Atualmente a situação política está centrada pelo confronto de posições do presidente Santos de negociar com as FARC (Forças Armadas Revolucionárias da Colômbia), e do ex-presidente Alvaro Uribe, que não apoia a negociação. Segundo o professor, os guerrilheiros não tem exercido influência política de importância na Colômbia. ‘’Suas ações tem sido mais de ordem militar, com ações de violação dos direitos humanos e de caráter terrorista’’, afirma.

Diaz ainda complementa que ‘’ existem alguns municípios em que as autoridades são as FARC, mas sua ação política tem sido muito pobre. o povo colombiano, na sua maioria, não considera as FARC como um representante político válido’’.

Representação em imagens

A tese de doutorado da professora Claudia Gordillo disserta sobre a representação do fotojornalismo sobre as vítimas do conflito armado na Colômbia. Segundo a professora, a preferência pelo tema veio porque as fotos mostram muito mais do que o texto quando descrevem uma vítima. ‘’Muitos pesquisadores na Colômbia pesquisam a matéria, o textual, e se esquecem da imagem, acham que ela está lá só para decorar. A imagem contém o que o texto não poderia descrever’’, afirma.

A professora está moldando um novo conceito, o conceito de ‘’vítima-objeto’’. Esse conceito serve para mostrar como os registros fotográficos podem reforçar certos estereótipos e contribuírem para a perpetuação da violência. A vítima, do confronto armado, é vista como um mero objeto pela mídia que precisa vender a notícia. Não há uma discussão e nem um uso consciente da foto, a pessoa é usada como um objeto ilustrativo e decorativo. ‘’É colocar a vítima porque é do meu interesse, para promover a venda do jornal’’, explica Gordillo.

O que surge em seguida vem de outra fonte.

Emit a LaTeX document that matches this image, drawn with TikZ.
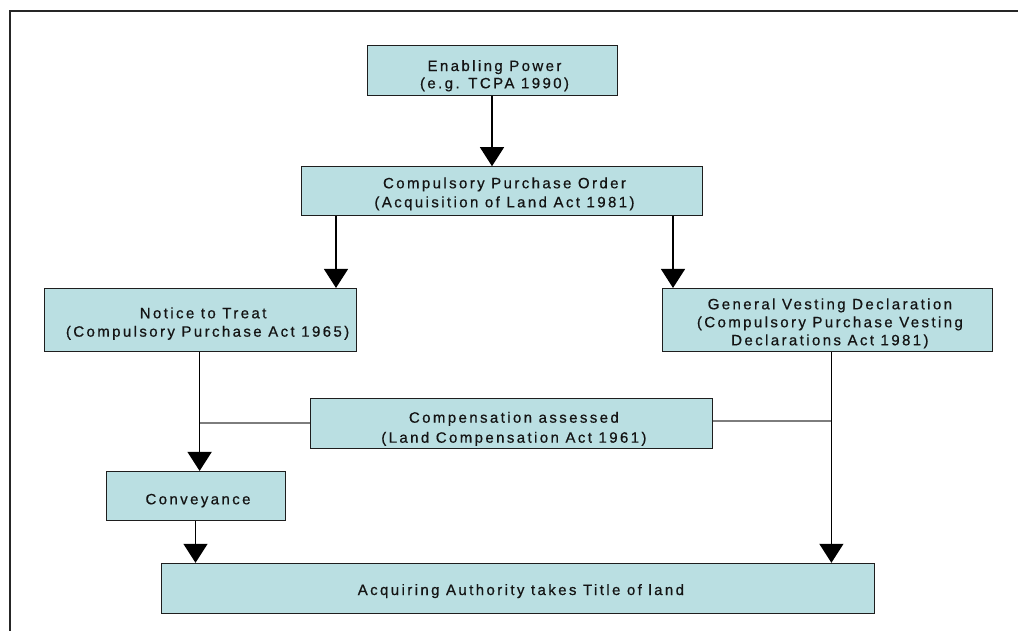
\documentclass[tikz,border=0pt]{standalone}
\usepackage{fontspec}
\setmainfont{Liberation Sans}[LetterSpace=16, FakeBold=0.6]
\usetikzlibrary{arrows.meta}

\definecolor{boxfill}{RGB}{186,223,226}
\definecolor{boxedge}{RGB}{30,30,30}
\definecolor{linkgrey}{RGB}{125,125,125}
\definecolor{inktext}{RGB}{20,20,20}

% centred lines of box text, lowered by #1 pt, line pitch #2 pt
\newcommand{\boxtext}[3]{\raisebox{-#1pt}[\height][\depth]{\fontsize{15pt}{#2pt}\selectfont\begin{tabular}{@{\hspace{5pt}}c@{}}#3\end{tabular}}}

\tikzset{
  stage/.style={draw=boxedge, line width=1pt, fill=boxfill, text=inktext, inner sep=0pt},
  flow/.style={draw=black, line width=1.4pt, -{Triangle[length=19pt,width=24pt]}},
  link/.style={draw=linkgrey, line width=1.6pt},
  frame/.style={draw=black!85, line width=2pt}
}

\begin{document}
\begin{tikzpicture}[x=1pt,y=-1pt]
  \useasboundingbox (0,0) rectangle (1018,631);

  % page frame
  \draw[frame] (9.5,631) -- (9.5,11) -- (1018,11);

  % stages
  \node[stage, minimum width=250pt, minimum height=50pt] (power) at (492,70.5)
    {\boxtext{5.7}{17.3}{Enabling Power\\(e.g. TCPA 1990)}};
  \node[stage, minimum width=401pt, minimum height=49pt] (cpo) at (502,191.2)
    {\boxtext{2.8}{19}{Compulsory Purchase Order\\(Acquisition of Land Act 1981)}};
  \node[stage, minimum width=312pt, minimum height=63.5pt] (ntt) at (200.6,320.2)
    {\boxtext{3.6}{18.4}{Notice to Treat\\\hspace{9pt}(Compulsory Purchase Act 1965)}};
  \node[stage, minimum width=330pt, minimum height=63.5pt] (gvd) at (827.4,320.2)
    {\boxtext{3.5}{18}{General Vesting Declaration\\(Compulsory Purchase Vesting\\Declarations Act 1981)}};
  \node[stage, minimum width=402pt, minimum height=49.6pt] (comp) at (511.4,423.2)
    {\boxtext{5.5}{20}{Compensation assessed\\(Land Compensation Act 1961)}};
  \node[stage, minimum width=179pt, minimum height=49.5pt] (conv) at (195.5,496.2)
    {\boxtext{4.5}{18}{Conveyance}};
  \node[stage, minimum width=713pt, minimum height=50pt] (acq) at (518.4,588.3)
    {\boxtext{3.1}{18}{Acquiring Authority takes Title of land}};

  % connector start points
  \coordinate (lsplit) at ([xshift=35pt]cpo.south west);
  \coordinate (rsplit) at ([xshift=-30pt]cpo.south east);
  \coordinate (gdrop) at ([xshift=4pt]gvd.south);

  % flow arrows
  \draw[flow] (power.south) -- (power.south |- cpo.north);
  \draw[flow] (lsplit) -- (lsplit |- ntt.north);
  \draw[flow] (rsplit) -- (rsplit |- gvd.north);
  \draw[flow] ([xshift=-1pt]ntt.south) -- ([xshift=-1pt]ntt.south |- conv.north);
  \draw[flow] (conv.south) -- (conv.south |- acq.north);
  \draw[flow] (gdrop) -- (gdrop |- acq.north);

  % compensation links
  \draw[link] (comp.west) -- ([xshift=-1pt]comp.west -| ntt.south);
  \draw[link] ([yshift=2pt]comp.east) -- ([yshift=2pt]comp.east -| gdrop);
\end{tikzpicture}
\end{document}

Uma das hipóteses levantadas pela pesquisadora diz respeito ao motivo dessa representação pelos fotógrafos. Na primeira etapa da pesquisa, ela conversou com 10 fotojornalistas e descobriu que os principais motivos para esse tipo de representação são a falta de tempo e a linha editorial dos jornais. ‘’Eles produzem um recorte da realidade,acrescentam e usam elementos para deixar a imagem mais triste ou mais impactante. Organizam a imagem de acordo com o queestão imaginando ideologicamente que o editor do jornal precisa, que o dono do jornal precisa’’, conclui Gordillo.